Task statement: Find the string "this" in the listing and report every line that has it.

Records from a collection
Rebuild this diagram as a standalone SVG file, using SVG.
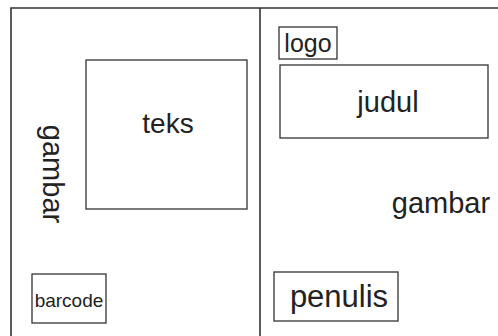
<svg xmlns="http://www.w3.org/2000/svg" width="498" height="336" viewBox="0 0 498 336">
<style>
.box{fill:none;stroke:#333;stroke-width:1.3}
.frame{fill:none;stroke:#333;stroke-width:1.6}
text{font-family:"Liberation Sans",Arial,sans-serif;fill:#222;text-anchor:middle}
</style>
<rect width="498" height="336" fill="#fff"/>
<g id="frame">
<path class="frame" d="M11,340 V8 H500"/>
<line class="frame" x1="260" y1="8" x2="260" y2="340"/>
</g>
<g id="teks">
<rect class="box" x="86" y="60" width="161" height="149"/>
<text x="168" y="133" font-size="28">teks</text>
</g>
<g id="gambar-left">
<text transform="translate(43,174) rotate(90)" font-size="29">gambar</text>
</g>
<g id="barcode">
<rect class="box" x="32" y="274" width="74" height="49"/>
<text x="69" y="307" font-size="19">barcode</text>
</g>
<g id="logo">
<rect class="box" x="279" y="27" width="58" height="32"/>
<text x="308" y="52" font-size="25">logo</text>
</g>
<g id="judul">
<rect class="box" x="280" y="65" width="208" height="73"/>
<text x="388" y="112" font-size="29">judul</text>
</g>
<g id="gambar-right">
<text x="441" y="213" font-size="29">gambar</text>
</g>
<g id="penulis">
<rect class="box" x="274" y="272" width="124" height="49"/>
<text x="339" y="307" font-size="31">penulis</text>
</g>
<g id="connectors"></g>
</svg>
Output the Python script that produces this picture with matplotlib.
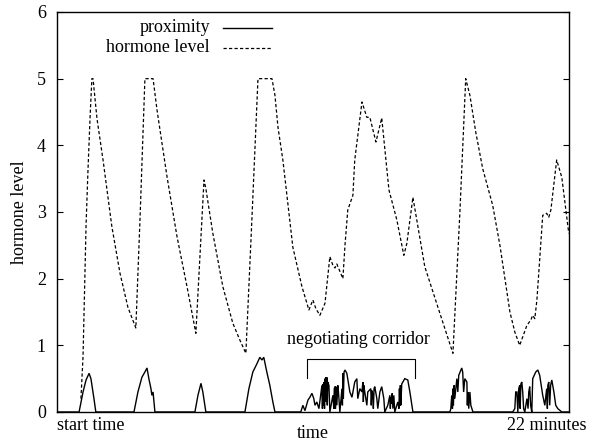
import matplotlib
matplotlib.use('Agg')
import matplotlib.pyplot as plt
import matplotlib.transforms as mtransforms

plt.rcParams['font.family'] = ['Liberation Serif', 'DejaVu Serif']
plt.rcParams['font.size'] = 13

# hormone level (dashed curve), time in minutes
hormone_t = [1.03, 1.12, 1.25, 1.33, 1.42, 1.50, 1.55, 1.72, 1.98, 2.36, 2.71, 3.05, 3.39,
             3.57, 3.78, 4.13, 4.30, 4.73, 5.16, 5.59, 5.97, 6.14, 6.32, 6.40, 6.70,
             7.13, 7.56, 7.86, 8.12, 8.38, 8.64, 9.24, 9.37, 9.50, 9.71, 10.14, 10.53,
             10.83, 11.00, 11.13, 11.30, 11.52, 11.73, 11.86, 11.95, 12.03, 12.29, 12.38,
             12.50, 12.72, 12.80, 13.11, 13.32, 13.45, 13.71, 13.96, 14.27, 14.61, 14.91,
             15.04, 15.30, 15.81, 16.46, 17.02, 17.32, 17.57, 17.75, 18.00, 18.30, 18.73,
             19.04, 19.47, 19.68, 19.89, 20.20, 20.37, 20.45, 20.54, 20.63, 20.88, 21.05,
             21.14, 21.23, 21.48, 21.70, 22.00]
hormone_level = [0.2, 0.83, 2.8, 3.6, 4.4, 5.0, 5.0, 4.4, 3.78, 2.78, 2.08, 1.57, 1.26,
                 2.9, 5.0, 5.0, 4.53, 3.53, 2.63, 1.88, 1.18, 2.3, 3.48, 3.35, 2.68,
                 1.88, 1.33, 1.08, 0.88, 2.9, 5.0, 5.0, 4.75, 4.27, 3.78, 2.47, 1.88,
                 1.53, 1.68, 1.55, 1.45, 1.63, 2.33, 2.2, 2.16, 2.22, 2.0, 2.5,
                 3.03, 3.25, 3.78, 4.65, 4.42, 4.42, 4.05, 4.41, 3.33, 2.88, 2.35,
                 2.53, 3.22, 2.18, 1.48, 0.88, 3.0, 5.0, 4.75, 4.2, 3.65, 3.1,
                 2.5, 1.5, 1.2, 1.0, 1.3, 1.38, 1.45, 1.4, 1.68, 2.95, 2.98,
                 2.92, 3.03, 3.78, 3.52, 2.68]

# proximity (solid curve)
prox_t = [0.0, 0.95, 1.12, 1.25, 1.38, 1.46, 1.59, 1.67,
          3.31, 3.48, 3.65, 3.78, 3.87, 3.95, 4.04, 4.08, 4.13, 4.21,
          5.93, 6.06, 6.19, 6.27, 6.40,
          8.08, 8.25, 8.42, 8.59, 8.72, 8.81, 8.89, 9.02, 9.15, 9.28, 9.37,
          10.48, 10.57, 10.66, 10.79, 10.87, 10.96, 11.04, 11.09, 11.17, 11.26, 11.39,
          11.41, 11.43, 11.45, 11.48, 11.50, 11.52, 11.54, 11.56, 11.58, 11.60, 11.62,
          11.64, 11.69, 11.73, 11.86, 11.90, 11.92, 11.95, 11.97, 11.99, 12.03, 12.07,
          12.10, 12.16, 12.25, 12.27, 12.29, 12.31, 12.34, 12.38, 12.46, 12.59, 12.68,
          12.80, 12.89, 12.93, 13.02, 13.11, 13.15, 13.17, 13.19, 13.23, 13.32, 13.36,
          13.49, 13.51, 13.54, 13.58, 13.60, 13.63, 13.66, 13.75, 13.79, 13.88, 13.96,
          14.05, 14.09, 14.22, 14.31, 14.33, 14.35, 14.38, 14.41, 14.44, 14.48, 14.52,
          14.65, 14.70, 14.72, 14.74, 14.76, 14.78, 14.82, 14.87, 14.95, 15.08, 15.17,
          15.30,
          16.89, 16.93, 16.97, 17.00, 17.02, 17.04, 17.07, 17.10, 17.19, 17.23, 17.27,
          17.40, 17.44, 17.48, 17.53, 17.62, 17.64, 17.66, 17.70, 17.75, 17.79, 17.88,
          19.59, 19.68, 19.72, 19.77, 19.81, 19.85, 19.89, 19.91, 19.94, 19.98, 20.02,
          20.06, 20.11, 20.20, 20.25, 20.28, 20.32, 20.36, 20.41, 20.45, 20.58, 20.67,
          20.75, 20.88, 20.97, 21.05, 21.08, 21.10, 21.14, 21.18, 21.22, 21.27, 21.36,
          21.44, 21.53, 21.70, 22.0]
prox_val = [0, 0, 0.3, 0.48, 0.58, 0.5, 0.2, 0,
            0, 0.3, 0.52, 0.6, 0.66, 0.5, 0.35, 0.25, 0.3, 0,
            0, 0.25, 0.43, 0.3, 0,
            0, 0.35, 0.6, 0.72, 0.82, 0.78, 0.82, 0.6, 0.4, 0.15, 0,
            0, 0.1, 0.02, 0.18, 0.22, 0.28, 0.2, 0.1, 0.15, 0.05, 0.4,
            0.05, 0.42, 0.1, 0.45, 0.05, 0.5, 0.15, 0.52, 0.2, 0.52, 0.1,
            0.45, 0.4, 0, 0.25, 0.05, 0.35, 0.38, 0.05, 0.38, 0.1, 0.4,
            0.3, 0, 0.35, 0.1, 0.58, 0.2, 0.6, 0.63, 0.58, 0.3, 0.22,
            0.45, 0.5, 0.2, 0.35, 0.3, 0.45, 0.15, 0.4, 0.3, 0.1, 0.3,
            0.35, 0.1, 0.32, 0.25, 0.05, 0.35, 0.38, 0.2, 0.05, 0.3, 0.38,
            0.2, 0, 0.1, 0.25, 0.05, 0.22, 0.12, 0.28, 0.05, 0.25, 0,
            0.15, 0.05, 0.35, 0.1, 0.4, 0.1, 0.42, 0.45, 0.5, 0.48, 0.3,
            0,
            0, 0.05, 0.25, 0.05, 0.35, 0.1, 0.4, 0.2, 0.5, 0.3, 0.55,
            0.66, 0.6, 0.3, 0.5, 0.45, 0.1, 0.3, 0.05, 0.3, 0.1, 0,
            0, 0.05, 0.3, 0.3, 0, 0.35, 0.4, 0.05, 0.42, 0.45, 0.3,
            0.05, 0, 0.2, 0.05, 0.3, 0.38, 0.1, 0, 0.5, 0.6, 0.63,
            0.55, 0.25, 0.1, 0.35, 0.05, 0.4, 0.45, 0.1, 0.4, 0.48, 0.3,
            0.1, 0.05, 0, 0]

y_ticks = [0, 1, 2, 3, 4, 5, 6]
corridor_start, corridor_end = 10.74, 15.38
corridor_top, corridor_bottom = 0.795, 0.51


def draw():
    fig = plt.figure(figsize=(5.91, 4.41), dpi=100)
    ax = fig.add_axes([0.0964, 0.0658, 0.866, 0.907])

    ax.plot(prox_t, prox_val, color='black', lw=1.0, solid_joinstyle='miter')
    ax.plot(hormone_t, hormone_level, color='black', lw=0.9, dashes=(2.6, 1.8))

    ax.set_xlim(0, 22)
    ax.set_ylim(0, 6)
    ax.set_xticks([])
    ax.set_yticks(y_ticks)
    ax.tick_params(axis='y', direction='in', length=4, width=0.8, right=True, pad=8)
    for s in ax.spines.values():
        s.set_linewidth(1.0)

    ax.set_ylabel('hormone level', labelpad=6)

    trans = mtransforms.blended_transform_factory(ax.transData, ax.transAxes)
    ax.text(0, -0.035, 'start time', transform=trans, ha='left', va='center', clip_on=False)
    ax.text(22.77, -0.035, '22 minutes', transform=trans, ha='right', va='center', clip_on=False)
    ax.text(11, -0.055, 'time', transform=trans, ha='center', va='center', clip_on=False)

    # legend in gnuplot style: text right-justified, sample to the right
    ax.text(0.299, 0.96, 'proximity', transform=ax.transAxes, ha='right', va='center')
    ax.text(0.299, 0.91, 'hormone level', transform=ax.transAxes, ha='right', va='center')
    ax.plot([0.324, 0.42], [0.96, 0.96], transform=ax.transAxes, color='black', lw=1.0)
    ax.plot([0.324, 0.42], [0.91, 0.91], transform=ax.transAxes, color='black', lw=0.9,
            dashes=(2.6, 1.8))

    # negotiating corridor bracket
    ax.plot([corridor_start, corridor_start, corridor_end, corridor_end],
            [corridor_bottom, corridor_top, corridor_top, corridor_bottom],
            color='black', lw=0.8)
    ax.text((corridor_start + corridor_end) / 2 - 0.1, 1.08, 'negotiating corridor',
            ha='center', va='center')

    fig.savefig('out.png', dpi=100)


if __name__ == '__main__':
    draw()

Solution below:
Rebuild this diagram as a standalone SVG file, using SVG.
Output the Python script that produces this picture with matplotlib.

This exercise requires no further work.